▼▼▼
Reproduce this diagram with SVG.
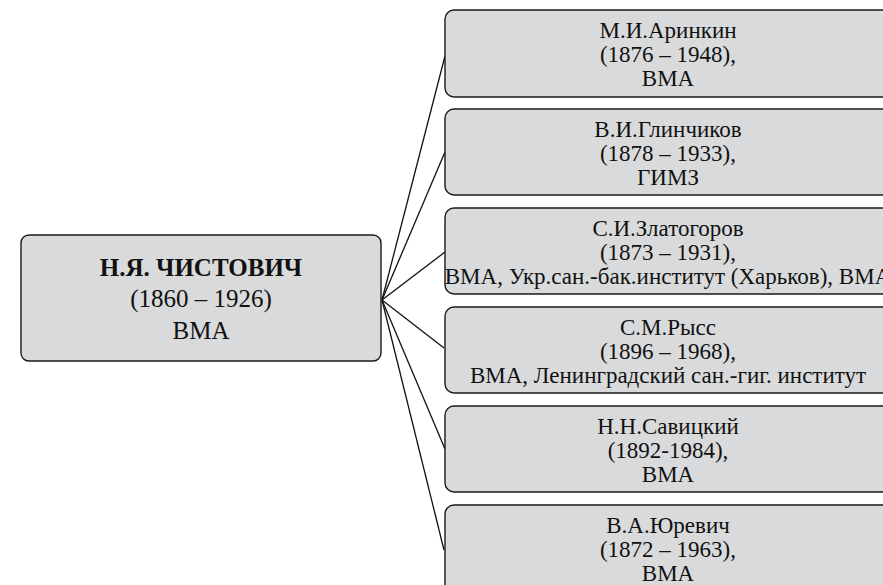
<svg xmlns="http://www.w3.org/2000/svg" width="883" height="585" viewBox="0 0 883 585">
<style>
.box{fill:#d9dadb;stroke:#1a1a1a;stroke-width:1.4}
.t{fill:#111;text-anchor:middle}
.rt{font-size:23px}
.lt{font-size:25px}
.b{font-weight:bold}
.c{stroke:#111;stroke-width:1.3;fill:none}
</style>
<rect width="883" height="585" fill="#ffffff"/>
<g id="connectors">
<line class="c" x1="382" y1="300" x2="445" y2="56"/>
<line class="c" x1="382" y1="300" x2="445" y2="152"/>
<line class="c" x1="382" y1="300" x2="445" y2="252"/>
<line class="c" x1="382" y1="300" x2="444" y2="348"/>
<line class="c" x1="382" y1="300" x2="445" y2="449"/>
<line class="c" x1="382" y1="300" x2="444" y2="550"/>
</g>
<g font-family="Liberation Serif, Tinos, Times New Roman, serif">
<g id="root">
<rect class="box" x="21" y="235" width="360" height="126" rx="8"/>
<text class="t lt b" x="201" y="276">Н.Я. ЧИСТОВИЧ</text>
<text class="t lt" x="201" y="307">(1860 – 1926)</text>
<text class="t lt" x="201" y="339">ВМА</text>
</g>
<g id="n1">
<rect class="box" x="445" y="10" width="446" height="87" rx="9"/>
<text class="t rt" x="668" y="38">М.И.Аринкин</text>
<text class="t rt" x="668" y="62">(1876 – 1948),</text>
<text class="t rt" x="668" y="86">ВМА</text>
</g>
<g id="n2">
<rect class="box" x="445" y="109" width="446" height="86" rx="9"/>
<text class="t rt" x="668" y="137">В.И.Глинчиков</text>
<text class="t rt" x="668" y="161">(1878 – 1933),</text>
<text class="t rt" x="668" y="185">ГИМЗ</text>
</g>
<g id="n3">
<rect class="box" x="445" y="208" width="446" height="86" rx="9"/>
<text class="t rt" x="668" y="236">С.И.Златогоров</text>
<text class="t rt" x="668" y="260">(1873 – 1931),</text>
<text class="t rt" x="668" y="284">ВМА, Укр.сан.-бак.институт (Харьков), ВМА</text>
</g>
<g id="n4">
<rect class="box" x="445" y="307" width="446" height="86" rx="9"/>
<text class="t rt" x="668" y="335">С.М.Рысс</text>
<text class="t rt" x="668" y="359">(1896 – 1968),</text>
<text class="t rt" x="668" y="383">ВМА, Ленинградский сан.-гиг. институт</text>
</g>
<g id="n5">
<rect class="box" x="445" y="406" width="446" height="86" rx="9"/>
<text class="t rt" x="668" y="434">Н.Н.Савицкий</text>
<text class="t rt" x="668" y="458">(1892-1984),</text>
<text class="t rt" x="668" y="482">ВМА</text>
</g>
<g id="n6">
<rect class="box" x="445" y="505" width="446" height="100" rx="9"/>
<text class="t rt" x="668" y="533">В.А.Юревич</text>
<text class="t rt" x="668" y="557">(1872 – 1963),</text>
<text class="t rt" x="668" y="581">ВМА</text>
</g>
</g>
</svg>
▲▲▲
» **STATED TASK**: Every line of the data above should be quoted exactly. Omit the pictures.

» **ANSWER TO THIS EXERCISE**:
Reproduce this diagram with SVG.
<svg xmlns="http://www.w3.org/2000/svg" width="883" height="585" viewBox="0 0 883 585">
<style>
.box{fill:#d9dadb;stroke:#1a1a1a;stroke-width:1.4}
.t{fill:#111;text-anchor:middle}
.rt{font-size:23px}
.lt{font-size:25px}
.b{font-weight:bold}
.c{stroke:#111;stroke-width:1.3;fill:none}
</style>
<rect width="883" height="585" fill="#ffffff"/>
<g id="connectors">
<line class="c" x1="382" y1="300" x2="445" y2="56"/>
<line class="c" x1="382" y1="300" x2="445" y2="152"/>
<line class="c" x1="382" y1="300" x2="445" y2="252"/>
<line class="c" x1="382" y1="300" x2="444" y2="348"/>
<line class="c" x1="382" y1="300" x2="445" y2="449"/>
<line class="c" x1="382" y1="300" x2="444" y2="550"/>
</g>
<g font-family="Liberation Serif, Tinos, Times New Roman, serif">
<g id="root">
<rect class="box" x="21" y="235" width="360" height="126" rx="8"/>
<text class="t lt b" x="201" y="276">Н.Я. ЧИСТОВИЧ</text>
<text class="t lt" x="201" y="307">(1860 – 1926)</text>
<text class="t lt" x="201" y="339">ВМА</text>
</g>
<g id="n1">
<rect class="box" x="445" y="10" width="446" height="87" rx="9"/>
<text class="t rt" x="668" y="38">М.И.Аринкин</text>
<text class="t rt" x="668" y="62">(1876 – 1948),</text>
<text class="t rt" x="668" y="86">ВМА</text>
</g>
<g id="n2">
<rect class="box" x="445" y="109" width="446" height="86" rx="9"/>
<text class="t rt" x="668" y="137">В.И.Глинчиков</text>
<text class="t rt" x="668" y="161">(1878 – 1933),</text>
<text class="t rt" x="668" y="185">ГИМЗ</text>
</g>
<g id="n3">
<rect class="box" x="445" y="208" width="446" height="86" rx="9"/>
<text class="t rt" x="668" y="236">С.И.Златогоров</text>
<text class="t rt" x="668" y="260">(1873 – 1931),</text>
<text class="t rt" x="668" y="284">ВМА, Укр.сан.-бак.институт (Харьков), ВМА</text>
</g>
<g id="n4">
<rect class="box" x="445" y="307" width="446" height="86" rx="9"/>
<text class="t rt" x="668" y="335">С.М.Рысс</text>
<text class="t rt" x="668" y="359">(1896 – 1968),</text>
<text class="t rt" x="668" y="383">ВМА, Ленинградский сан.-гиг. институт</text>
</g>
<g id="n5">
<rect class="box" x="445" y="406" width="446" height="86" rx="9"/>
<text class="t rt" x="668" y="434">Н.Н.Савицкий</text>
<text class="t rt" x="668" y="458">(1892-1984),</text>
<text class="t rt" x="668" y="482">ВМА</text>
</g>
<g id="n6">
<rect class="box" x="445" y="505" width="446" height="100" rx="9"/>
<text class="t rt" x="668" y="533">В.А.Юревич</text>
<text class="t rt" x="668" y="557">(1872 – 1963),</text>
<text class="t rt" x="668" y="581">ВМА</text>
</g>
</g>
</svg>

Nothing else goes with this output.